Gas‐phase catalytic isomerization of n‐heptane using Pt/(CrOx/ZrO2)‐HMS catalysts: A kinetic modeling

Abstract

AbstractA systematic study has been conducted to optimize the process conditions and to evaluate the kinetic parameters for the isomerization reaction of n‐heptane on the novel platinum‐chromium/zirconium‐ hexagonal mesoporous silica (Pt/(CrOx/ZrO2)‐HMS) catalysts (PCZH). The kinetic experiments were performed in a fixed‐bed reactor at the reaction temperatures of 200–350°C, Cr/Zr molar ratio of 5–35, the n‐C7 flow rate of 2–4.5 cc h−1, and H2 flow rate of 20–45 cc min−1. The statistical analysis of all experimental data was carried out using analysis of variance to optimize the operating conditions for n‐heptane reactions. The results show that the incorporation of Cr into the Pt‐Zr‐HMS structure promotes the kinetic rate of the isomerization reaction.

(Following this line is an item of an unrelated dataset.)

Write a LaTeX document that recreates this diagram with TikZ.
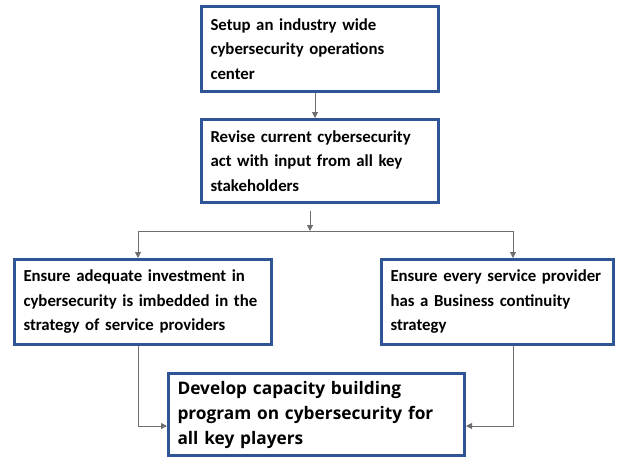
\documentclass[tikz,border=0pt]{standalone}
\usepackage{fontspec}
\setmainfont{Carlito}
\newfontfamily\bigfont{Open Sans}
\usetikzlibrary{arrows.meta}
\definecolor{boxblue}{RGB}{47,85,151}
\definecolor{linegray}{RGB}{110,110,110}
\begin{document}
\begin{tikzpicture}[x=1pt,y=-1pt,
  box/.style={draw=boxblue, line width=3pt, fill=white, inner xsep=9pt, inner ysep=0pt, align=left, anchor=north west,
    font=\bfseries\fontsize{16.8}{24.5}\selectfont},
  bigbox/.style={box, font=\bigfont\bfseries\fontsize{17.3}{25}\selectfont},
  conn/.style={draw=linegray, line width=1pt, -{Triangle[length=6pt,width=6pt]}},
  plain/.style={draw=linegray, line width=1pt}]
\useasboundingbox[fill=white] (0,0) rectangle (618,456);
\node[box, minimum width=237pt, minimum height=85pt, text width=219pt] (a) at (200,5)
  {Setup an industry wide\\cybersecurity operations\\center};
\node[box, minimum width=237pt, minimum height=83pt, text width=219pt] (b) at (200,118)
  {Revise current cybersecurity\\act with input from all key\\stakeholders};
\node[box, minimum width=257pt, minimum height=85pt, text width=239pt] (c) at (13,258)
  {Ensure adequate investment in\\cybersecurity is imbedded in the\\strategy of service providers};
\node[box, minimum width=232pt, minimum height=85pt, text width=214pt] (d) at (380,258)
  {Ensure every service provider\\has a Business continuity\\strategy};
\node[bigbox, minimum width=296pt, minimum height=82pt, text width=278pt] (e) at (167,372)
  {Develop capacity building\\program on cybersecurity for\\all key players};
\coordinate (bs) at (310,211);
\coordinate (sp) at (310,231);
\coordinate (hl) at (138,231);
\coordinate (hr) at (513,231);
\coordinate (jl) at (138,426);
\coordinate (jr) at (513,426);
\draw[conn] (a.south -| 315,0) -- (b.north -| 315,0);
\draw[conn] (bs) -- (sp);
\draw[plain] (hl) -- (hr);
\draw[conn] (hl) -- (hl |- c.north);
\draw[conn] (hr) -- (hr |- d.north);
\draw[conn] (c.south -| jl) -- (jl) -- (jl -| e.west);
\draw[conn] (d.south -| jr) -- (jr) -- (jr -| e.east);
\end{tikzpicture}
\end{document}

Sharp elevation from 0.08 to 0.3 mol g−1 s−1 in the isomerization kinetic rates can be observed in the PCZH(35) and a temperature of 350 °C, when the H2 flow rate increases from 20 to 45 cc min−1 at a constant flow rate of n‐C7 (4.5 cc h−1). The surface and contour plot verifies that the kinetic rate does not significantly vary with respect to studied temperatures and Cr/Zr ratio when the flow rate of isomerization feeds is considerably low. The experimental kinetic rate obtained on the optimum condition is in good agreement with the prediction of the response surface method. The kinetic model of Langmuir–Hinshelwood as well as a power‐law model was developed for this reaction. A reasonably good fit of the obtained data shows that the Langmuir–Hinshelwood model has a better performance to define the isomerization of the n‐heptane process.